Last February the Salvation Army received a generous donation through the estate of a Missoula resident. It was like a dream-come-true, according to Henry Graciani.

“The person who bequeathed the money to the Salvation Army wanted specifically to help families in need in the Missoula area,” Graciani, a Salvation Army Captain, said. The unexpected donation “filled in the gaps” in funding for Silvercrest, a housing project that will provide for low-income senior citizens for generations.

This May, a diverse group of more than 30 Missoula non-profit organizations worked together on a coordinated Legacy Montana campaign. The campaign encourages support for charitable organizations by asking individuals to remember the organizations in their wills.

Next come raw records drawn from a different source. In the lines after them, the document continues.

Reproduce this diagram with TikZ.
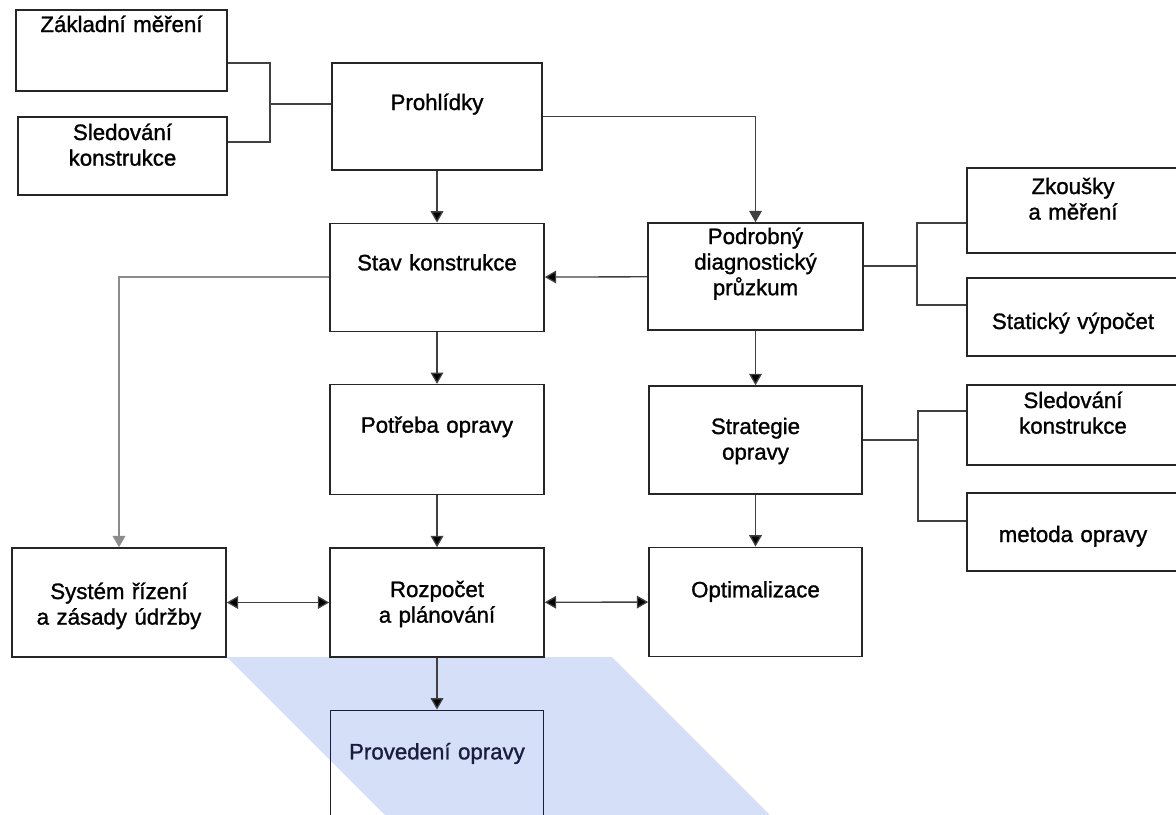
\documentclass[tikz,border=0pt]{standalone}
\usepackage{fontspec}
\setmainfont{Liberation Sans}
\newfontfamily\boxfont{Liberation Sans}[RawFeature={embolden=1.2}]
\usetikzlibrary{arrows.meta,positioning}
\newlength\pxu
\setlength\pxu{0.75pt}
\definecolor{modra}{RGB}{214,223,248}
\definecolor{tmava}{RGB}{25,30,62}
\begin{document}
\begin{tikzpicture}[x=0.75pt,y=-0.75pt,>={Triangle[length=8.5pt,width=9.5pt]},node distance=38.8pt,
    box/.style n args={3}{draw=black!85,line width=1.2pt,inner sep=0pt,align=center,
        text width=#1\pxu,text height=#2\pxu,text depth=#3\pxu,
        font=\boxfont\fontsize{16.7}{19.2}\selectfont},
    line/.style={draw=black!75,line width=1pt}]

    \useasboundingbox (0,0) rectangle (1176,814);

    \fill[modra] (227,657) -- (612,657) -- (775,820) -- (390,820) -- cycle;

    \node[box={211}{22}{59}] (zm) at (121.5,50.5) {Základní měření};
    \node[box={209}{23}{55}] (sk1) at (122.5,156) {Sledování\\konstrukce};
    \node[box={210}{47}{60}] (pr) at (437,116.5) {Prohlídky};
    \node[box={214}{47}{61}] (sk) [below=of pr] {Stav konstrukce};
    \node[box={214}{48}{62}] (po) [below=of sk] {Potřeba opravy};
    \node[box={214}{49}{60}] (rp) [below=of po] {Rozpočet\\a plánování};
    \node[box={213}{49}{63},draw=tmava,text=tmava] (pv) [below=of rp] {Provedení opravy};
    \node[box={214}{51}{58}] (sr) [left=76.8pt of rp] {Systém řízení\\a zásady údržby};
    \node[box={215}{21}{86}] (pdp) at (755.5,276.5) {Podrobný\\diagnostický\\průzkum};
    \node[box={213}{48}{60}] (so) [below=40.8pt of pdp] {Strategie\\opravy};
    \node[box={213}{50}{59}] (op) [below=of so] {Optimalizace};
    \node[box={212}{26}{59}] (zam) at (1073,210.5) {Zkoušky\\a měření};
    \node[box={212}{51}{27}] (sv) at (1073,317) {Statický výpočet};
    \node[box={212}{23}{57}] (sk2) at (1073,425) {Sledování\\konstrukce};
    \node[box={212}{49}{29}] (mo) at (1073,532) {metoda opravy};

    \coordinate (bl) at (270,104);
    \coordinate (bl1) at (270,63);
    \coordinate (bl2) at (270,142);
    \coordinate (br) at (917,266);
    \coordinate (br1) at (917,223);
    \coordinate (br2) at (917,305);
    \coordinate (bs) at (918,440);
    \coordinate (bs1) at (918,411);
    \coordinate (bs2) at (918,521);

    \path[->,line] (pr) edge (sk)
                   (sk) edge (po)
                   (po) edge (rp)
                   (rp) edge (pv)
                   (pdp) edge (sk)
                         edge (so)
                   (so) edge (op);
    \path[<->,line] (rp) edge (sr)
                         edge (op);
    \draw[->,line] (pr.east) -| (pdp.north);
    \draw[->,line,draw=black!45,line width=1.3pt] (sk.west) -| (sr.north);

    \draw[line] (zm.east |- bl1) -- (bl1) -- (bl2) -- (sk1.east |- bl2);
    \draw[line] (bl) -- (pr.west |- bl);
    \draw[line] (pdp.east |- br) -- (br);
    \draw[line] (zam.west |- br1) -- (br1) -- (br2) -- (sv.west |- br2);
    \draw[line] (so.east |- bs) -- (bs);
    \draw[line] (sk2.west |- bs1) -- (bs1) -- (bs2) -- (mo.west |- bs2);
\end{tikzpicture}
\end{document}
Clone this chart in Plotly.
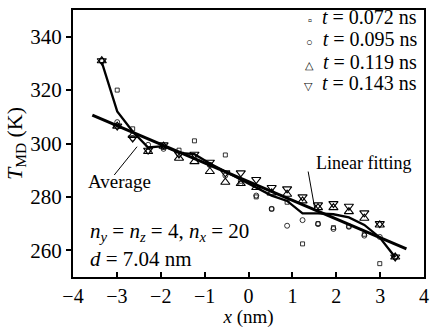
import plotly.graph_objects as go

x_bins = [-3.344, -2.992, -2.64, -2.288, -1.936, -1.584, -1.232, -0.88, -0.528, -0.176,
          0.176, 0.528, 0.88, 1.232, 1.584, 1.936, 2.288, 2.64, 2.992, 3.344]

t072 = [331, 320, 305.5, 297, 298.5, 297.5, 301, 292, 295.7, 285,
        280, 275.5, 278, 262.4, 270, 268.5, 269, 266, 255, 257.5]
t095 = [331, 308, 302, 299.5, 298, 296, 295, 292, 288, 286,
        280.5, 275.5, 269.2, 271.3, 269.8, 268, 268.8, 265.5, 265, 257.5]
t119 = [331, 306.5, 303, 297, 299, 294.5, 293.2, 289.5, 285.5, 285,
        283.5, 281.5, 281, 278.5, 276, 276, 274.5, 272, 269.5, 257.5]
t143 = [331, 306.5, 302, 297.5, 299.5, 296, 296, 293, 289, 289,
        286.5, 283.5, 283, 280, 277, 277.5, 276.5, 274, 270, 257.5]
average = [330.5, 312, 304.5, 298.5, 299, 296.5, 296, 292.5, 289.5, 286.5,
           283.5, 280.5, 278.5, 273.8, 273.8, 273.5, 272.3, 269.5, 264.8, 257.4]

fit_slope = -7.0
fit_intercept = 285.7
fit_x = [-3.56, 3.6]
fit_y = [fit_intercept + fit_slope * v for v in fit_x]

series_names = ["t = 0.072 ns", "t = 0.095 ns", "t = 0.119 ns", "t = 0.143 ns"]
legend_times = ["0.072", "0.095", "0.119", "0.143"]
legend_glyphs = ["\u25ab", "\u25cb", "\u25b3", "\u25bd"]
x_ticks = [-4, -3, -2, -1, 0, 1, 2, 3, 4]
y_ticks = [260, 280, 300, 320, 340]

# label pointer lines (data coordinates)
avg_pointer_x = [-3.06, -2.54]
avg_pointer_y = [288.2, 298.8]
fit_pointer_x = [1.36, 1.51]
fit_pointer_y = [289.5, 275.7]

FONT = "Liberation Serif"
SP = "&nbsp;"

fig = go.Figure()
fig.add_trace(go.Scatter(x=fit_x, y=fit_y, mode="lines", line=dict(color="black", width=3),
                         showlegend=False, hoverinfo="skip"))
fig.add_trace(go.Scatter(x=x_bins, y=average, mode="lines", line=dict(color="black", width=2.3),
                         showlegend=False, hoverinfo="skip"))
fig.add_trace(go.Scatter(x=avg_pointer_x, y=avg_pointer_y, mode="lines", line=dict(color="black", width=1),
                         showlegend=False, hoverinfo="skip"))
fig.add_trace(go.Scatter(x=fit_pointer_x, y=fit_pointer_y, mode="lines", line=dict(color="black", width=1),
                         showlegend=False, hoverinfo="skip"))

styles = [("square-open", 4, 0.8), ("circle-open", 5, 0.8), ("triangle-up-open", 8, 1.1), ("triangle-down-open", 8, 1.1)]
for name, ys, (sym, sz, lw) in zip(series_names, [t072, t095, t119, t143], styles):
    fig.add_trace(go.Scatter(x=x_bins, y=ys, mode="markers", name=name, showlegend=False,
                             marker=dict(symbol=sym, size=sz, color="black", line=dict(color="black", width=lw))))

# legend block (top right, inside the frame)
legend_rows_y = [0.974, 0.891, 0.805, 0.727]
for glyph, tv, yy in zip(legend_glyphs, legend_times, legend_rows_y):
    label = ('<span style="font-size:11px">' + glyph + '</span>' + SP + SP
             + "<i>t</i>" + SP + "=" + SP + tv + SP + "ns")
    fig.add_annotation(x=1, y=yy, xref="paper", yref="paper", xanchor="right", yanchor="middle",
                       xshift=-5, showarrow=False, text=label,
                       font=dict(family=FONT, size=20, color="black"))

fig.add_annotation(x=-2.94, y=285.6, xref="x", yref="y", text="Average", showarrow=False,
                   font=dict(family=FONT, size=19, color="black"))
fig.add_annotation(x=2.63, y=292.7, xref="x", yref="y", text="Linear fitting", showarrow=False,
                   font=dict(family=FONT, size=18, color="black"))
fig.add_annotation(x=-3.65, y=266.7, xref="x", yref="y", xanchor="left",
                   text="<i>n</i><sub><i>y</i></sub> = <i>n</i><sub><i>z</i></sub> = 4, <i>n</i><sub><i>x</i></sub> = 20",
                   showarrow=False, font=dict(family=FONT, size=21, color="black"))
fig.add_annotation(x=-3.65, y=256.7, xref="x", yref="y", xanchor="left",
                   text="<i>d</i> = 7.04 nm", showarrow=False, font=dict(family=FONT, size=21, color="black"))

fig.update_layout(
    width=432, height=328,
    margin=dict(l=73, r=3, t=10, b=51),
    paper_bgcolor="white", plot_bgcolor="white",
    font=dict(family=FONT, size=20, color="black"),
    showlegend=False,
    xaxis=dict(range=[-4, 4], tickvals=x_ticks, ticks="inside", ticklen=5, tickwidth=1.5, tickcolor="black",
               showline=True, linecolor="black", linewidth=2, mirror=True, showgrid=False, zeroline=False,
               title=dict(text="<i>x</i> (nm)", font=dict(family=FONT, size=19, color="black"), standoff=1),
               tickfont=dict(family=FONT, size=20, color="black")),
    yaxis=dict(range=[250, 350], tickvals=y_ticks, ticks="outside", ticklen=5, tickwidth=1.5, tickcolor="black",
               showline=True, linecolor="black", linewidth=2, mirror=True, showgrid=False, zeroline=False,
               title=dict(text="<i>T</i><sub>MD</sub> (K)", font=dict(family=FONT, size=22, color="black"), standoff=2),
               tickfont=dict(family=FONT, size=21, color="black")),
)

fig.write_html("out.html")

Their message is simple. You can’t take it with you, and you don’t need to be wealthy to leave a legacy. The process is simple, too. One way is to donate a portion of a life insurance benefit by adding a charitable group as a beneficiary. Another way is to make a non-profit organization a beneficiary of a stock account. It’s recommended you contact a financial advisor or member of the Missoula Estate Planners to get the job done.

The campaign featured testimonials from three local residents, Geoff Sutton, Judy Preston and Ty Robinson, who have chosen to give donations to Missoula non-profit organizations through their estates. Only about five percent of Americans make such a provision for a charitable gift.

The three Missoula residents have given gifts to the Missoula Art Museum, Missoula Community Medical Center Foundation and the YWCA. They did what the anonymous donor did for the Salvation Army.

When a significant donation comes in “out of the blue,” as in the case of the recent gift to the Salvation Army, it can “make an organization’s dreams come true,” according to Graciani. “It becomes a gift for perpetuity,” he added.